If it took the Vatican almost 40 years to recognise Archbishop Romero as a saint, that is because his example has been controversial. Often seen as ideologically left wing, he was above all a martyr for his faith and his church. Born in a modest household in a mountain village, he was regarded as a conservative when he was named archbishop in 1977. It was his country’s circumstances that made him a radical.

El Salvador had been ruled by the army and a coffee oligarchy for almost half a century. In the 1970s their grip was challenged by left-wing trade unions and peasant groups, with help from radical priests. Nowhere else in Latin America did “liberation theology” have a bigger impact. At a conference in 1968 Latin American bishops had adopted the liberation theologians’ “option for the poor” and denounced the “institutionalised violence” of capitalism and poverty. “We should not be surprised that ‘the temptation for violence’ arises in Latin America,” they went on.

That seemed to describe El Salvador, where the army blocked peaceful change. In 1972 a reformist coalition was denied victory in a presidential election by fraud. The left took up arms. As guerrilla groups emerged, they were met with repression, backed by the United States. The church was a particular target: 12 priests were murdered before the archbishop, and others were later.

Archbishop Romero said he had to defend the church, and that meant criticising the ruling junta. “We do not overlook the sins of the left,” he said weeks before he died on March 24th 1980. “But they are proportionately fewer than the violence of the repression.” The day before he was killed he had beseeched: “no soldier is obliged to obey an order to kill if it is against the law of God.” The ferocity of the repression in defence of what he saw as an unjust regime had led him to the verge of proclaiming a just war. When a dictatorship “closes all channels of dialogue…the church speaks of the legitimate right to insurrectional violence,” he said.

That was perhaps morally defensible. But it was politically problematic. The guerrillas were too weak to protect their supporters. More than 60,000 were murdered by the army and its allies. But had the guerrillas triumphed militarily, they would almost certainly have tried to impose Cuban-style communism in El Salvador—in denial of the human rights that Romero championed.

Instead, his martyrdom would eventually contribute to a different outcome. El Salvador descended into civil war. But his murder, ordered by an army-linked death squad, and that of three American nuns months later, brought international condemnation of the junta. Even as it continued aiding the murderous regime, the United States would slowly push for a democratic transition and coax the army to accept a peace deal, signed in 1992. It offered El Salvador hope of a fresh start.

Tragically, that has been dashed. Gang violence makes El Salvador one of the world’s most violent countries and the economy is stagnant.

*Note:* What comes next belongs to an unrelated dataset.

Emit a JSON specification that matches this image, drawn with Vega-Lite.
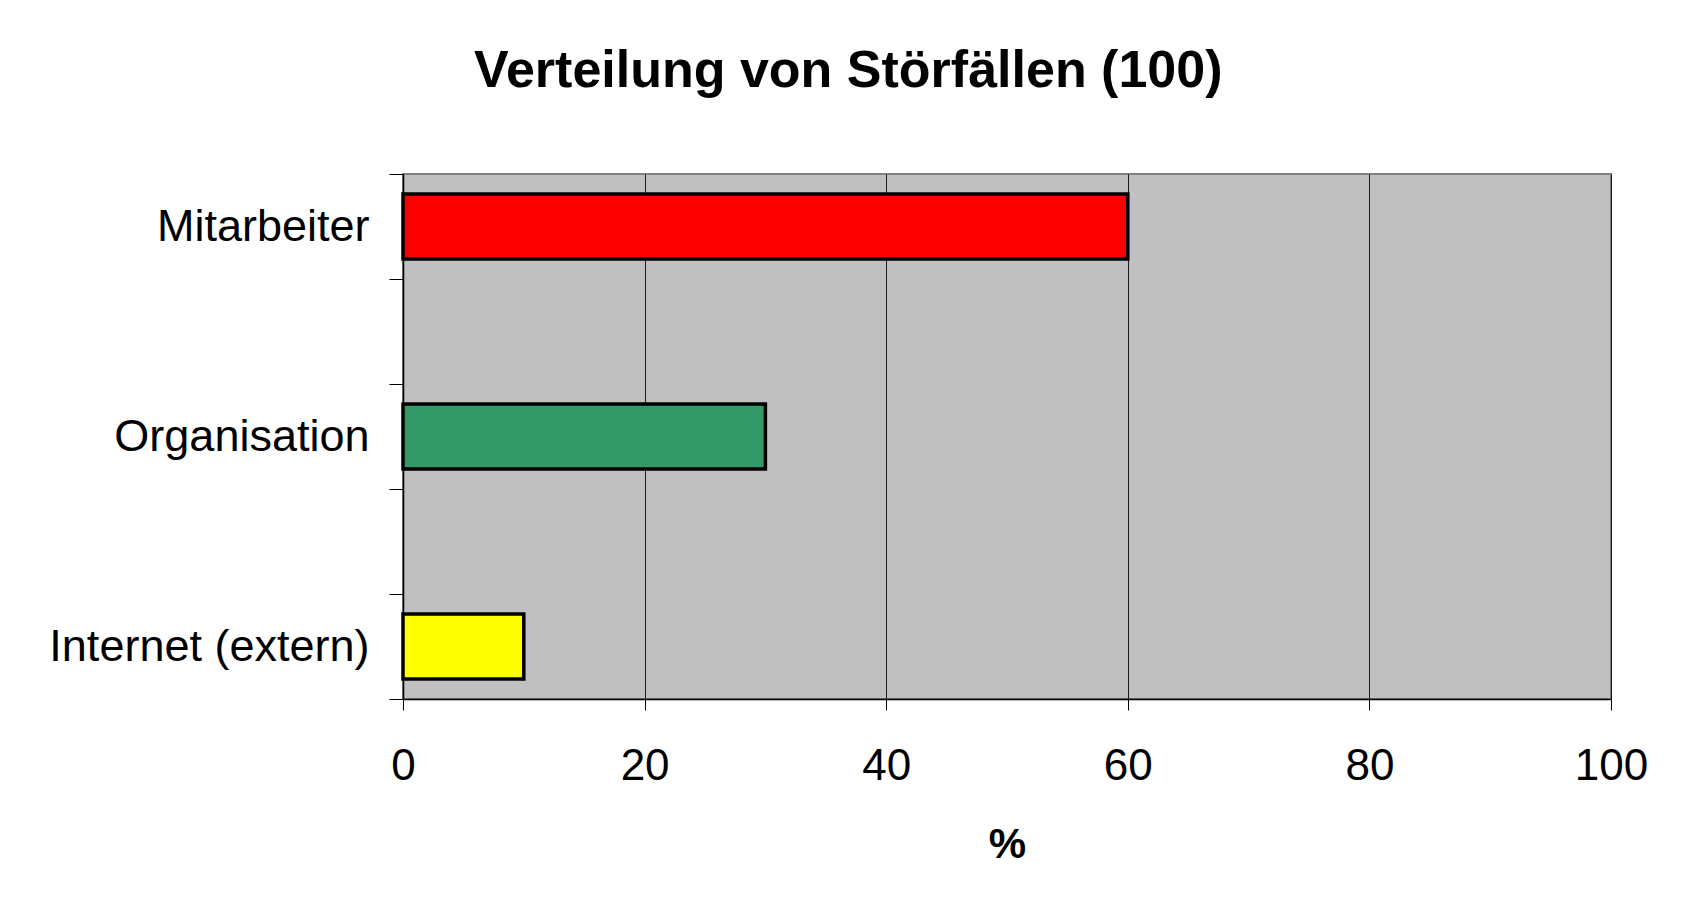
{
  "$schema": "https://vega.github.io/schema/vega-lite/v6.json",
  "width": 1208,
  "height": 525,
  "autosize": {"type": "none"},
  "padding": {"left": 403, "top": 174, "right": 76, "bottom": 223},
  "background": "white",
  "title": {
    "text": "Verteilung von Störfällen (100)",
    "font": "Liberation Sans",
    "fontSize": 52,
    "fontWeight": "bold",
    "color": "black",
    "anchor": "middle",
    "frame": "bounds",
    "offset": 54
  },
  "data": {
    "values": [
      {"Kategorie": "Mitarbeiter", "Prozent": 60},
      {"Kategorie": "Organisation", "Prozent": 30},
      {"Kategorie": "Internet (extern)", "Prozent": 10}
    ]
  },
  "mark": {"type": "bar", "stroke": "black", "strokeWidth": 3.5, "height": {"band": 0.62}},
  "encoding": {
    "y": {
      "field": "Kategorie",
      "type": "nominal",
      "sort": null,
      "scale": {
        "domain": ["Mitarbeiter", " ", "Organisation", "  ", "Internet (extern)"],
        "paddingInner": 0,
        "paddingOuter": 0
      },
      "axis": {
        "title": null,
        "tickBand": "extent",
        "ticks": true,
        "tickSize": 14,
        "tickColor": "black",
        "tickWidth": 1,
        "domain": true,
        "domainColor": "black",
        "domainWidth": 1.5,
        "grid": false,
        "labelFont": "Liberation Sans",
        "labelFontSize": 45,
        "labelColor": "black",
        "labelPadding": 20,
        "labelLimit": 500
      }
    },
    "x": {
      "field": "Prozent",
      "type": "quantitative",
      "scale": {"domain": [0, 100], "nice": false},
      "axis": {
        "title": "%",
        "titleFont": "Liberation Sans",
        "titleFontSize": 42,
        "titleFontWeight": "bold",
        "titleColor": "black",
        "titleBaseline": "alphabetic",
        "titleY": 158,
        "values": [0, 20, 40, 60, 80, 100],
        "tickSize": 11,
        "tickColor": "black",
        "tickWidth": 1,
        "domainColor": "black",
        "domainWidth": 1.5,
        "grid": true,
        "gridColor": "black",
        "gridWidth": 1,
        "gridOpacity": 0.85,
        "labelFont": "Liberation Sans",
        "labelFontSize": 44,
        "labelColor": "black",
        "labelPadding": 69,
        "labelBaseline": "alphabetic",
        "labelFlush": false
      }
    },
    "color": {
      "field": "Kategorie",
      "type": "nominal",
      "scale": {
        "domain": ["Mitarbeiter", "Organisation", "Internet (extern)"],
        "range": ["#FF0000", "#339966", "#FFFF00"]
      },
      "legend": null
    }
  },
  "config": {
    "view": {"fill": "#C0C0C0", "stroke": "#808080", "strokeWidth": 2}
  }
}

In a country named for the saviour, prosperous citizens have never been prepared to pay the taxes needed to provide public security and equal opportunity.

Liberation theology can boast some lasting achievements. It was a catalyst for the human-rights movement in Latin America. It trained a generation of grassroots leaders who have fought peacefully for social justice, and have helped to put the reduction of inequality on the region’s political agenda. But it ultimately failed. It didn’t offer a way out of poverty because it was anti-capitalist and championed collectivism. Many of the poor prefer the messages of self-betterment offered by evangelical Protestantism.

Four decades after San Óscar’s murder the church has preoccupations other than social justice. Its credibility has been damaged by its cover-up of abuse by paedophile priests. The church today needs champions as saintly and beloved as San Óscar.